When Honors And Histories Intersect With Partisan Ambition

In 2009, the Nobel Committee awarded Barack H. Obama the Nobel Peace Prize. They praised his early efforts to strengthen international diplomacy and his support for a world free of nuclear weapons. Obama had served as president for less than eight months. He responded with humility, saying the award didn’t recognize personal accomplishments but rather affirmed American leadership in pursuing global aspirations.

That response matters. Honors like the Nobel Peace Prize don’t just celebrate individuals — they signal civic style and moral orientation. Obama didn’t campaign for the prize or treat it as a political asset. Instead, he framed it as a call to shared responsibility: “Now is the time for all of us to take our share of responsibility for a global response to global challenges.”

Trump took a different approach. He mocked Obama’s Nobel win, claimed he deserved the prize, and told an audience he would have received it “in ten seconds” if his name were Obama. That posture — publicly coveting a symbolic honor and lobbying for it — revealed a deeper pattern. Trump treated prestige as property, not recognition. When leaders frame honors as spoils to seize, they shift politics from policy to possession.

That shift carries consequences. When leaders undermine symbolic authority, they erode institutional trust. Trump’s repeated attacks on Obama’s achievements — including the Nobel — fueled a broader pattern of scorched-earth politics. He framed policy reversals as repudiations rather than reappraisals. Media outlets amplified personal grievances over the institutional process.
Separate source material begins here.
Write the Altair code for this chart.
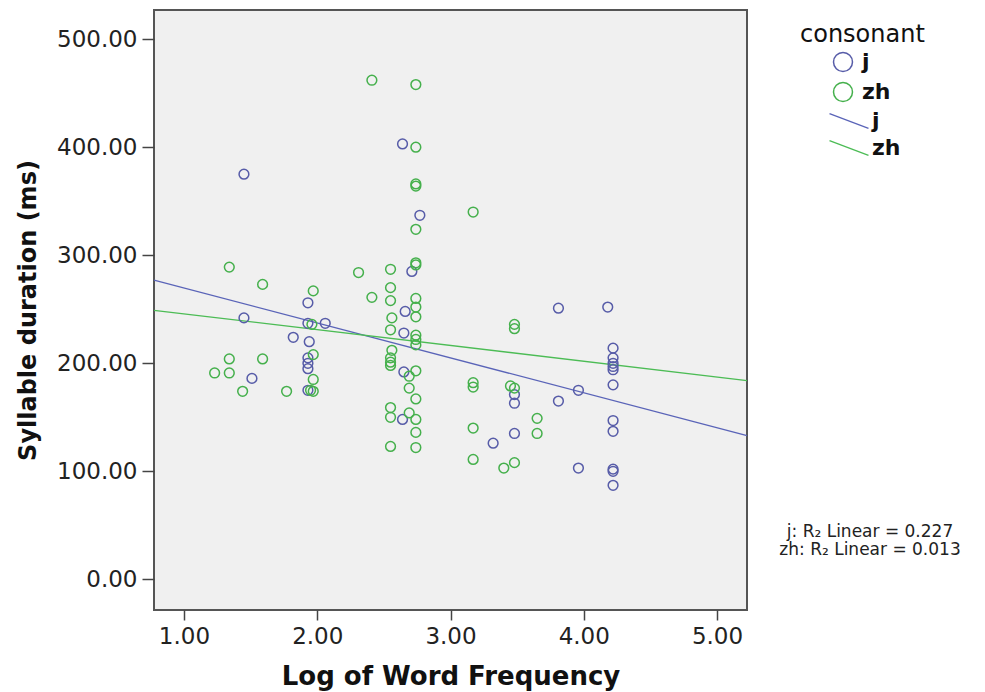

International partners began to treat U.S. commitments as provisional, unsure whether agreements would survive the next election cycle. These effects weren’t rhetorical flourishes — they created governance costs. Credibility builds slowly, but symbolic attacks dismantle it quickly.

To understand this moral mechanism, consider a literary analogy. The biblical story of David and Bathsheba shows how unchecked desire can trigger public harm. David coveted another man’s wife, manipulated events to eliminate her husband, and claimed her for himself. I offer this story as an analogy, not a literal comparison. Covetousness redirects attention, reshapes action, and produces systemic consequences. In politics, envy of symbolic authority works the same way. It shifts energy away from deliberation and toward status reclamation, often at the expense of institutional integrity.

Some critics argue that Obama didn’t deserve the Nobel — that the award was premature or political. That debate matters less than how leaders respond to symbolic decisions. Obama accepted the prize with humility and moved forward. Trump treated it as a personal slight and a prize to reclaim. That contrast in posture matters because it reveals how leaders understand civic authority: either to steward or to seize.

A brief comparison sharpens the point. When Jimmy Carter received the Nobel Peace Prize in 2002, critics questioned the timing. Carter responded by treating the award as recognition for decades of diplomatic work. He respected the process, and the controversy faded. When leaders attack the legitimacy of honors, the dispute metastasizes. Posture makes the difference—and it shapes civic outcomes.

We can repair the terrain where honors retain their meaning by practicing small, repeatable habits. First, leaders can show institutional humility by acknowledging the processes behind awards rather than personalizing them. Second, journalists can frame symbolic decisions in context rather than amplify grievances. Third, civic organizations can produce short explainers that connect honors to policy relevance, helping citizens understand why symbolic authority matters.

These modest interventions rebuild the conditions that allow honors to function as public signals rather than private trophies. They reduce the political payoff of symbolic predation and restore the civic scaffolding that supports deliberation.

Let’s return to the present case. Whether Obama deserved the Nobel isn’t the point. The committee made a choice. That choice entered public politics and became a site of contest. What matters is how Trump’s obsession with reclaiming symbolic authority reshaped norms and incentives in ways that outlast any single administration. That’s the real cost of coveting the prize: not the medal itself, but the civic practices that fray under the strain.

If we want honors to retain their meaning, we must embed them in shared procedures, explain them publicly, and respect them institutionally. When prestige becomes property, we don’t just lose decorum — we lose the civic ground where compromise, repair, and legitimacy stand.

When honors and histories intersect with partisan ambition, leaders face a choice. They can steward symbolic authority or covet it. That choice determines whether a prize strengthens the civic center or accelerates its decay.